June 12, 2009
BMW’s 5-Series is universally admired by owners and rival carmakers alike. So much do its rivals admire it that they have regularly used it as a yardstick when developing cars of their own.
Holden used the then current 5-Series as the main benchmark when it was developing the VB Commodore in the 1970s, and again when it did the VE a couple of years back, and Ford has also used it in developing its recent Falcon models.
Remarkably, given so many companies have used it as a benchmark for their own new cars the BMW has managed to keep its allure. It seems that it remains tantalisingly out of reach.
The E39 5-Series followed one of the best, and most successful models BMW has ever produced, the E34, in 1996. Previous 5-Series BMWs were highly regarded, as can be seen by then Holden chassis guru Peter Hanenberger’s choice of the 5-Series as a benchmark for the VB Commodore in the mid-1970s, but the E34 cemented its place at the head of the pack.
It had a unique blend of chassis agility and six-cylinder sweetness in a fully equipped package able to accommodate five in refined comfort that no other carmaker could match. Even its great rival Mercedes-Benz couldn’t match it for dynamics.
The E34 really brought BMW to the attention of the Australian motoring public. Here was a good-sized car they could afford, at a pinch, if they were doing well. It’s now 20 years old, but it’s still popular with buyers of used cars.
So the E39 had lots to live up to when it was launched in 1996. Unlike the models that followed it the E39 was a mild evolution of the E34, which was wonderfully elegant with clean lines and perfect proportions. The E39 was sleeker and smoother, but it retained the elegance that keeps the E34 looking fresh even today. There were new headlights and a new grille at the front, a smoother roofline and a stubby tail reminiscent of the smaller 3-Series. It was a car that looked good from all angles, a modern classic and a worthy successor to the great E34.

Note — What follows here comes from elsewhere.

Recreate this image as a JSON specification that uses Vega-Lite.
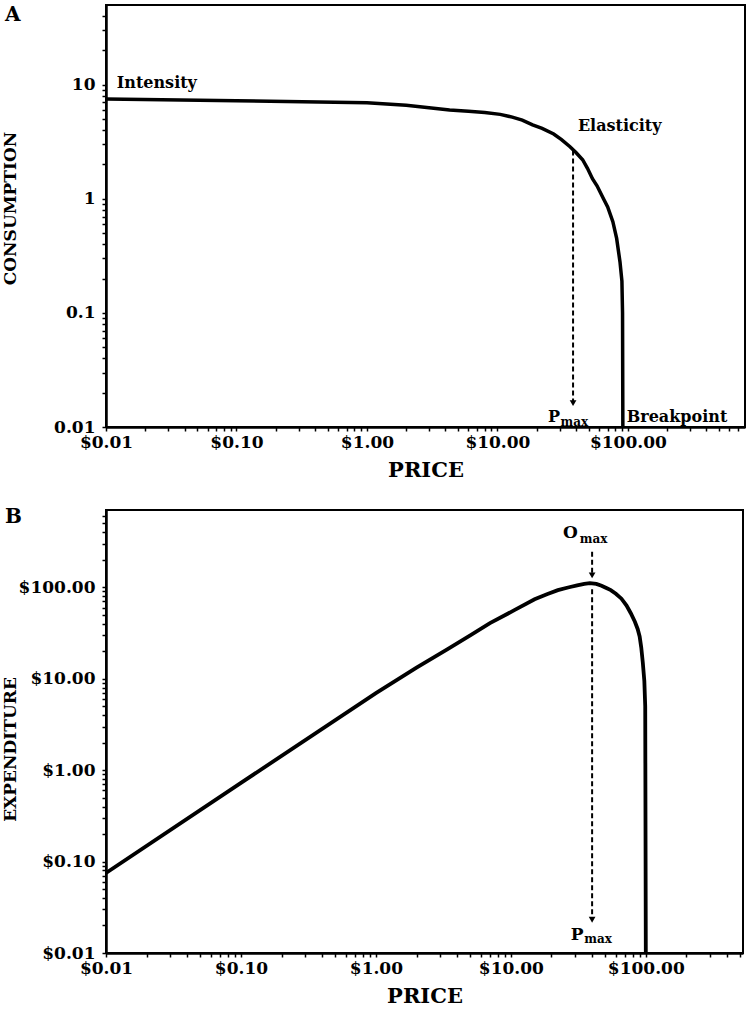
{
  "$schema": "https://vega.github.io/schema/vega-lite/v6.json",
  "background": "white",
  "padding": {"left": 0, "top": 4, "right": 3, "bottom": 0},
  "spacing": 83,
  "bounds": "flush",
  "config": {
    "view": {"stroke": "black", "strokeWidth": 2},
    "font": "DejaVu Serif",
    "axis": {
      "grid": false, "domainColor": "black", "domainWidth": 2.5,
      "tickColor": "black", "tickWidth": 1.5, "tickSize": 4,
      "labelFont": "DejaVu Serif", "labelFontWeight": "bold", "labelFontSize": 17, "labelColor": "black",
      "titleFont": "DejaVu Serif", "titleFontWeight": "bold", "titleColor": "black",
      "labelFlush": false, "labelOverlap": false, "labelBound": false
    },
    "axisX": {"titleFontSize": 21, "labelPadding": 3, "titlePadding": 9},
    "axisY": {"titleFontSize": 17, "labelPadding": 7, "titleX": -87},
    "title": {"font": "DejaVu Serif", "fontWeight": "bold", "fontSize": 20, "anchor": "start", "frame": "bounds", "baseline": "top", "offset": -24, "dx": 4, "dy": -4, "color": "black"}
  },
  "datasets": {
    "curveA": [
      {"price": 0.01, "v": 7.5}, {"price": 0.1, "v": 7.25}, {"price": 1, "v": 6.95}, {"price": 2, "v": 6.6},
      {"price": 4.3, "v": 6.0}, {"price": 6, "v": 5.85}, {"price": 8, "v": 5.7}, {"price": 10.5, "v": 5.5},
      {"price": 13, "v": 5.2}, {"price": 15.5, "v": 4.9}, {"price": 18.6, "v": 4.45}, {"price": 22, "v": 4.15},
      {"price": 27, "v": 3.7}, {"price": 31, "v": 3.3}, {"price": 36, "v": 2.86}, {"price": 40, "v": 2.55},
      {"price": 45, "v": 2.2}, {"price": 49, "v": 1.85}, {"price": 53.5, "v": 1.5}, {"price": 58, "v": 1.3},
      {"price": 65, "v": 1.0}, {"price": 70, "v": 0.85}, {"price": 76.7, "v": 0.63}, {"price": 82, "v": 0.45},
      {"price": 87, "v": 0.28}, {"price": 90, "v": 0.19}, {"price": 91, "v": 0.1}, {"price": 91.5, "v": 0.01}
    ],
    "labelsA": [
      {"price": 0.0121, "v": 10.4, "label": "Intensity"},
      {"price": 41.4, "v": 4.37, "label": "Elasticity"},
      {"price": 98, "v": 0.0123, "label": "Breakpoint"},
      {"price": 24.4, "v": 0.0122, "label": "P"}
    ],
    "subsA": [{"price": 30.5, "v": 0.0111, "label": "max"}],
    "rulesA": [{"price": 38, "v": 2.65, "v2": 0.0165}],
    "arrowsA": [{"price": 38, "v": 0.0162}],
    "curveB": [
      {"price": 0.01, "v": 0.075}, {"price": 0.1, "v": 0.725}, {"price": 1, "v": 6.95}, {"price": 2, "v": 13.2},
      {"price": 3.4, "v": 21.1}, {"price": 5, "v": 29.7}, {"price": 7, "v": 40.6}, {"price": 10.7, "v": 56.5},
      {"price": 15, "v": 74}, {"price": 18.5, "v": 84}, {"price": 22.3, "v": 93}, {"price": 27, "v": 100},
      {"price": 31, "v": 105}, {"price": 35, "v": 109}, {"price": 38.5, "v": 111}, {"price": 43, "v": 109},
      {"price": 47, "v": 104}, {"price": 51, "v": 98}, {"price": 55, "v": 93}, {"price": 60, "v": 85},
      {"price": 66, "v": 75}, {"price": 72, "v": 63}, {"price": 77.4, "v": 52}, {"price": 83, "v": 42},
      {"price": 87, "v": 35}, {"price": 90, "v": 29}, {"price": 92.5, "v": 22}, {"price": 95, "v": 15},
      {"price": 97.5, "v": 9.5}, {"price": 99, "v": 5}, {"price": 100, "v": 0.01}
    ],
    "labelsB": [
      {"price": 24.3, "v": 392, "label": "O"},
      {"price": 27.8, "v": 0.0158, "label": "P"}
    ],
    "subsB": [
      {"price": 32.4, "v": 336, "label": "max"},
      {"price": 35, "v": 0.0143, "label": "max"}
    ],
    "rulesB": [
      {"price": 40, "v": 244, "v2": 135},
      {"price": 40, "v": 95, "v2": 0.0231}
    ],
    "arrowsB": [{"price": 40, "v": 135}, {"price": 40, "v": 0.0231}]
  },
  "vconcat": [
    {
      "title": {"text": "A"},
      "width": 639,
      "height": 422,
      "encoding": {
        "x": {
          "field": "price", "type": "quantitative",
          "scale": {"type": "log", "domain": [0.01, 790], "nice": false},
          "axis": {
            "title": "PRICE",
            "values": [0.01,0.02,0.03,0.04,0.05,0.06,0.07,0.08,0.09,0.1,0.2,0.3,0.4,0.5,0.6,0.7,0.8,0.9,1,2,3,4,5,6,7,8,9,10,20,30,40,50,60,70,80,90,100,200,300,400,500,600,700],
            "labelExpr": "indexof([0.01,0.1,1,10,100], datum.value) >= 0 ? format(datum.value, '$.2f') : ''"
          }
        },
        "y": {
          "field": "v", "type": "quantitative",
          "scale": {"type": "log", "domain": [0.01, 50], "nice": false},
          "axis": {
            "title": "CONSUMPTION",
            "titleY": 203,
            "values": [0.01,0.02,0.03,0.04,0.05,0.06,0.07,0.08,0.09,0.1,0.2,0.3,0.4,0.5,0.6,0.7,0.8,0.9,1,2,3,4,5,6,7,8,9,10,20,30,40],
            "labelExpr": "indexof([0.01,0.1,1,10], datum.value) >= 0 ? format(datum.value, '~g') : ''"
          }
        }
      },
      "layer": [
        {"data": {"name": "curveA"}, "mark": {"type": "line", "color": "black", "strokeWidth": 3.5, "clip": true}},
        {"data": {"name": "rulesA"}, "mark": {"type": "rule", "color": "black", "strokeWidth": 2, "strokeDash": [5, 3]}, "encoding": {"y2": {"field": "v2"}}},
        {"data": {"name": "arrowsA"}, "mark": {"type": "point", "shape": "triangle-down", "filled": true, "color": "black", "size": 45, "opacity": 1}},
        {"data": {"name": "labelsA"}, "mark": {"type": "text", "align": "left", "baseline": "middle", "fontSize": 16, "fontWeight": "bold", "font": "DejaVu Serif", "color": "black"}, "encoding": {"text": {"field": "label"}}},
        {"data": {"name": "subsA"}, "mark": {"type": "text", "align": "left", "baseline": "middle", "fontSize": 12, "fontWeight": "bold", "font": "DejaVu Serif", "color": "black"}, "encoding": {"text": {"field": "label"}}}
      ]
    },
    {
      "title": {"text": "B"},
      "width": 637,
      "height": 443,
      "encoding": {
        "x": {
          "field": "price", "type": "quantitative",
          "scale": {"type": "log", "domain": [0.01, 525], "nice": false},
          "axis": {
            "title": "PRICE",
            "values": [0.01,0.02,0.03,0.04,0.05,0.06,0.07,0.08,0.09,0.1,0.2,0.3,0.4,0.5,0.6,0.7,0.8,0.9,1,2,3,4,5,6,7,8,9,10,20,30,40,50,60,70,80,90,100,200,300,400,500],
            "labelExpr": "indexof([0.01,0.1,1,10,100], datum.value) >= 0 ? format(datum.value, '$.2f') : ''"
          }
        },
        "y": {
          "field": "v", "type": "quantitative",
          "scale": {"type": "log", "domain": [0.01, 700], "nice": false},
          "axis": {
            "title": "EXPENDITURE",
            "titleY": 239,
            "values": [0.01,0.02,0.03,0.04,0.05,0.06,0.07,0.08,0.09,0.1,0.2,0.3,0.4,0.5,0.6,0.7,0.8,0.9,1,2,3,4,5,6,7,8,9,10,20,30,40,50,60,70,80,90,100,200,300,400,500,600],
            "labelExpr": "indexof([0.01,0.1,1,10,100], datum.value) >= 0 ? format(datum.value, '$.2f') : ''"
          }
        }
      },
      "layer": [
        {"data": {"name": "curveB"}, "mark": {"type": "line", "color": "black", "strokeWidth": 3.8, "clip": true}},
        {"data": {"name": "rulesB"}, "mark": {"type": "rule", "color": "black", "strokeWidth": 2, "strokeDash": [5, 3]}, "encoding": {"y2": {"field": "v2"}}},
        {"data": {"name": "arrowsB"}, "mark": {"type": "point", "shape": "triangle-down", "filled": true, "color": "black", "size": 45, "opacity": 1}},
        {"data": {"name": "labelsB"}, "mark": {"type": "text", "align": "left", "baseline": "middle", "fontSize": 17, "fontWeight": "bold", "font": "DejaVu Serif", "color": "black"}, "encoding": {"text": {"field": "label"}}},
        {"data": {"name": "subsB"}, "mark": {"type": "text", "align": "left", "baseline": "middle", "fontSize": 12, "fontWeight": "bold", "font": "DejaVu Serif", "color": "black"}, "encoding": {"text": {"field": "label"}}}
      ]
    }
  ]
}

The six-cylinder is BMW’s signature engine and the E39 had a number of choices of engine size. All had the silky smoothness, purposeful response, and seductive snarl that were so characteristic of BMW sixes down through the ages, but in the E39 they also delivered more power and torque for an enhanced driving experience.
They started with the 2.5-litre double overhead camshaft engine with 125 kW and 245 Nm, but for more grunt there was the 2.8-litre engine that boasted 142 kW and 280 Nm. They were followed by the sportier V8 models, which packed the considerable punch of a 180 kW 3.5-litre double overhead camshaft bent eight and its bigger 240 kW 4.4-litre brother. All were linked to a five-speed auto transmission, but it had the option of the Steptronic sequential shift that aped a manual change.
The agility of the BMW classic has always been one of its most admired attributes and the E39 could claim even better dynamics, partly because of its much stiffer body shell that gave it a very stable foundation. Independent suspension front and back with a sporty tune, precise and responsive power steering, and the power of ABS-supported disc brakes on all corners combine to deliver a dynamic driving package. All models were well equipped with all the fruit you could wish for in a prestige luxury car.
IN THE SHOP
The attraction of a used 5-Series is strong for those who couldn’t or wouldn’t afford one new, but they need to be approached with both eyes open and a questioning mind. As with any used car buy the best you can afford within your budget and leave enough left over to service it.
Servicing BMWs can be expensive if you stick with the dealers. They generally give good service, but you pay top dollar for it, so link up with a specialist service mechanic with a good knowledge of BMWs and you will save heaps. Little goes wrong with BMWs on a regular basis, but brake wear is a consistent complaint with owners facing a hefty bill for replacement rotors and pads.
Look for oil leaks around the engine. A rough idle could indicate a lack of servicing and extended oil change periods. BMWs also require the factory replacement parts, like shocks, exhaust etc. to give their best, but that’s not to say non-genuine parts will completely ruin the driving experience. A BMW specialist should know which non-genuine parts can be safely used and those to steer clear of.
IN A CRASH
The 5-Series has an array of airbags to protect the occupants in the event its chassis and braking prowess aren’t enough to avoid a crash. Front and side airbags were standard across the range.
AT THE PUMP
Expect to get around 11.0 L/100 km on average from a six and 13.0 L/100 km from a V8.
Ed Malek’s 2000 523i had done 79,000 km when he bought it. It was clean and tidy, performed well and passed a mechanical and safety check. He hesitated for a while before buying it, but each time he hopped back into his 2005 Magna, he was convinced he should. He was impressed with its handling, low level of road and wind noise, comfort, and safety with eight airbags. The 2.5-litre six lacks a little grunt from take-off, but on the open highway it powers along admirably. Around town he gets 10.7 L/100 km. A few rattles have developed, which he believes could be the window regulators, and the CD changer is malfunctioning.
• BMW badge cred.
• Timeless elegant looks
• Great chassis dynamics
• Sweet six under the bonnet
• Roomy interior
• Costly parts and service
THE BOTTOM LINE
Great looking and performing sporting saloon that rewards the driver.